What you should do:
With the pictures left out, copy the listing below exactly.

Data lines:
= = = = =

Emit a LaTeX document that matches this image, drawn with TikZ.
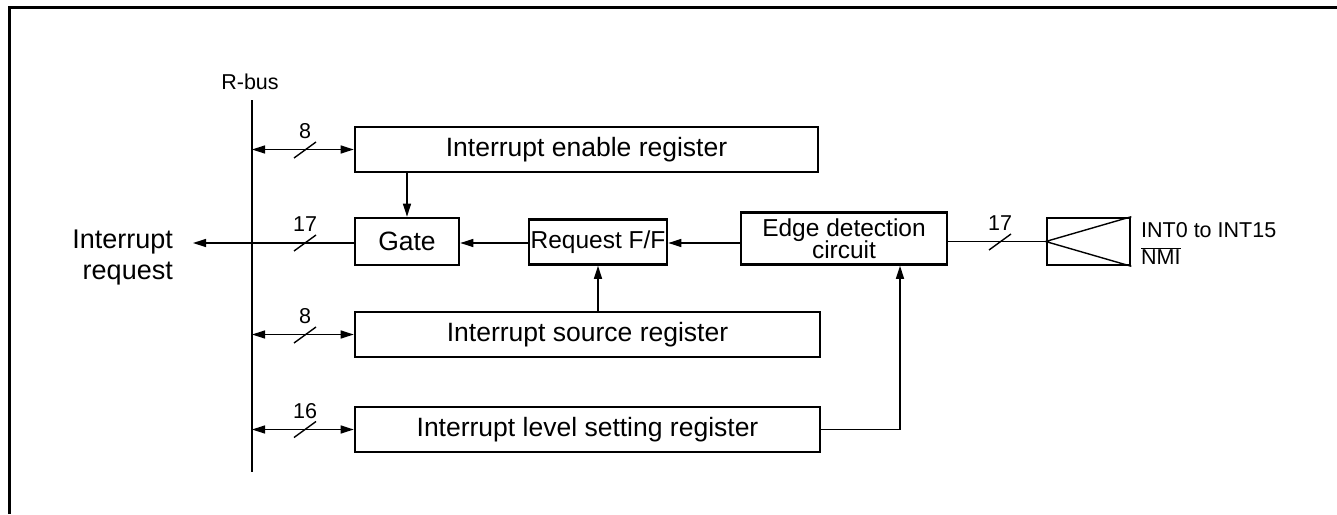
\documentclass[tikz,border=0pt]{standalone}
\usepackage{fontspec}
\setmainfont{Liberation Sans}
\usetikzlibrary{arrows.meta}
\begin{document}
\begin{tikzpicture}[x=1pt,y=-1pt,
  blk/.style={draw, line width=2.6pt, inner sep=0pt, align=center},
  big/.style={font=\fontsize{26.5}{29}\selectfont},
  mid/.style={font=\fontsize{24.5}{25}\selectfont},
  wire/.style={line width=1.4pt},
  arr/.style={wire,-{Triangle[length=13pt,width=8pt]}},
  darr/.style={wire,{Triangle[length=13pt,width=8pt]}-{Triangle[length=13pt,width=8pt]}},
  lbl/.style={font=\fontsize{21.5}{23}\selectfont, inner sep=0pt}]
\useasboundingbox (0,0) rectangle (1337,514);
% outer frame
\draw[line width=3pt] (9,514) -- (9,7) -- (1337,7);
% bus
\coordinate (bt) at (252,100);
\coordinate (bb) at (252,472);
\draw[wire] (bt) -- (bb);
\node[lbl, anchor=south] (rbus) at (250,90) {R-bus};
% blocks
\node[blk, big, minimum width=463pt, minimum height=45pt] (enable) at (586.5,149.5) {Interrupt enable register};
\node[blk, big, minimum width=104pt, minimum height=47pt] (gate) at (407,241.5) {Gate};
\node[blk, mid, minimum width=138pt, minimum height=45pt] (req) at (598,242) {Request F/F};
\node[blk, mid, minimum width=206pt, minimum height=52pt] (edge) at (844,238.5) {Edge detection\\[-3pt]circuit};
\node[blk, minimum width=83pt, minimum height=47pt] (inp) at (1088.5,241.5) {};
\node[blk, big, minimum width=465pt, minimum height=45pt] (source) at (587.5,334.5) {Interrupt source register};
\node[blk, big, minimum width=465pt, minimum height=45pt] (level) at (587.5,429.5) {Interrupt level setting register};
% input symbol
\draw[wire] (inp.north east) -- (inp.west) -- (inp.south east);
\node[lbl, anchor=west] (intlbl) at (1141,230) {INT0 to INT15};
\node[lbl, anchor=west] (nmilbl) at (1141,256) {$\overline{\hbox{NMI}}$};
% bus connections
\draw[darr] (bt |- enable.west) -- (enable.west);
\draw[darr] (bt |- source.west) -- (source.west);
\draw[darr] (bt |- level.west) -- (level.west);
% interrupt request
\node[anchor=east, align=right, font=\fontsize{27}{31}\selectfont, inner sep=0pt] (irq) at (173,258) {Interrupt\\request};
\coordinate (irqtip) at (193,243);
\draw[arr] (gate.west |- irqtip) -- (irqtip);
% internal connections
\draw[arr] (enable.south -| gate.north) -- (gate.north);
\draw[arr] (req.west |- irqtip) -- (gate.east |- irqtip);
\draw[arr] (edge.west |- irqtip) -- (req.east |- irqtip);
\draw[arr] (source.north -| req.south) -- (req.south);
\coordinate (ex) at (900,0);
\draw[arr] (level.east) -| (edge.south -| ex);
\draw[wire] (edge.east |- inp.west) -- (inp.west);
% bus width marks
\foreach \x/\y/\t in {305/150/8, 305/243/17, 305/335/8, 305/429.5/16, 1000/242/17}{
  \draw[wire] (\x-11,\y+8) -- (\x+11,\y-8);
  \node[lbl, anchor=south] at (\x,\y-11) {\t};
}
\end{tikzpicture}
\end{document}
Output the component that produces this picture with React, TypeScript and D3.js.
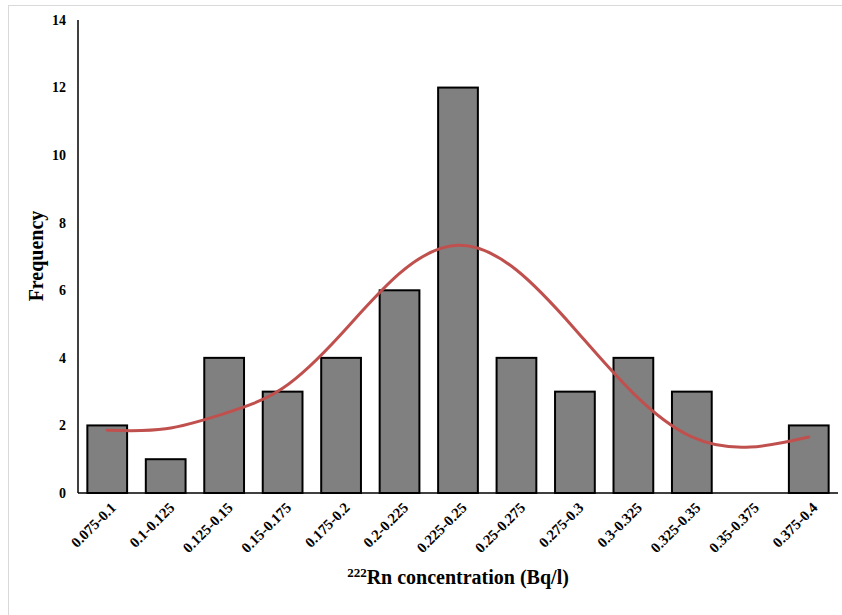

= = = = =

Finished answer:
Emit a LaTeX document that matches this image, drawn with TikZ.
\documentclass[tikz,border=0pt]{standalone}
\usepackage{fontspec}
\setmainfont{Liberation Sans}
\usetikzlibrary{arrows.meta}
\begin{document}
\begin{tikzpicture}[x=1pt,y=-1pt,
  blk/.style={draw, line width=2.6pt, inner sep=0pt, align=center},
  big/.style={font=\fontsize{26.5}{29}\selectfont},
  mid/.style={font=\fontsize{24.5}{25}\selectfont},
  wire/.style={line width=1.4pt},
  arr/.style={wire,-{Triangle[length=13pt,width=8pt]}},
  darr/.style={wire,{Triangle[length=13pt,width=8pt]}-{Triangle[length=13pt,width=8pt]}},
  lbl/.style={font=\fontsize{21.5}{23}\selectfont, inner sep=0pt}]
\useasboundingbox (0,0) rectangle (1337,514);
% outer frame
\draw[line width=3pt] (9,514) -- (9,7) -- (1337,7);
% bus
\coordinate (bt) at (252,100);
\coordinate (bb) at (252,472);
\draw[wire] (bt) -- (bb);
\node[lbl, anchor=south] (rbus) at (250,90) {R-bus};
% blocks
\node[blk, big, minimum width=463pt, minimum height=45pt] (enable) at (586.5,149.5) {Interrupt enable register};
\node[blk, big, minimum width=104pt, minimum height=47pt] (gate) at (407,241.5) {Gate};
\node[blk, mid, minimum width=138pt, minimum height=45pt] (req) at (598,242) {Request F/F};
\node[blk, mid, minimum width=206pt, minimum height=52pt] (edge) at (844,238.5) {Edge detection\\[-3pt]circuit};
\node[blk, minimum width=83pt, minimum height=47pt] (inp) at (1088.5,241.5) {};
\node[blk, big, minimum width=465pt, minimum height=45pt] (source) at (587.5,334.5) {Interrupt source register};
\node[blk, big, minimum width=465pt, minimum height=45pt] (level) at (587.5,429.5) {Interrupt level setting register};
% input symbol
\draw[wire] (inp.north east) -- (inp.west) -- (inp.south east);
\node[lbl, anchor=west] (intlbl) at (1141,230) {INT0 to INT15};
\node[lbl, anchor=west] (nmilbl) at (1141,256) {$\overline{\hbox{NMI}}$};
% bus connections
\draw[darr] (bt |- enable.west) -- (enable.west);
\draw[darr] (bt |- source.west) -- (source.west);
\draw[darr] (bt |- level.west) -- (level.west);
% interrupt request
\node[anchor=east, align=right, font=\fontsize{27}{31}\selectfont, inner sep=0pt] (irq) at (173,258) {Interrupt\\request};
\coordinate (irqtip) at (193,243);
\draw[arr] (gate.west |- irqtip) -- (irqtip);
% internal connections
\draw[arr] (enable.south -| gate.north) -- (gate.north);
\draw[arr] (req.west |- irqtip) -- (gate.east |- irqtip);
\draw[arr] (edge.west |- irqtip) -- (req.east |- irqtip);
\draw[arr] (source.north -| req.south) -- (req.south);
\coordinate (ex) at (900,0);
\draw[arr] (level.east) -| (edge.south -| ex);
\draw[wire] (edge.east |- inp.west) -- (inp.west);
% bus width marks
\foreach \x/\y/\t in {305/150/8, 305/243/17, 305/335/8, 305/429.5/16, 1000/242/17}{
  \draw[wire] (\x-11,\y+8) -- (\x+11,\y-8);
  \node[lbl, anchor=south] at (\x,\y-11) {\t};
}
\end{tikzpicture}
\end{document}
Output the component that produces this picture with React, TypeScript and D3.js.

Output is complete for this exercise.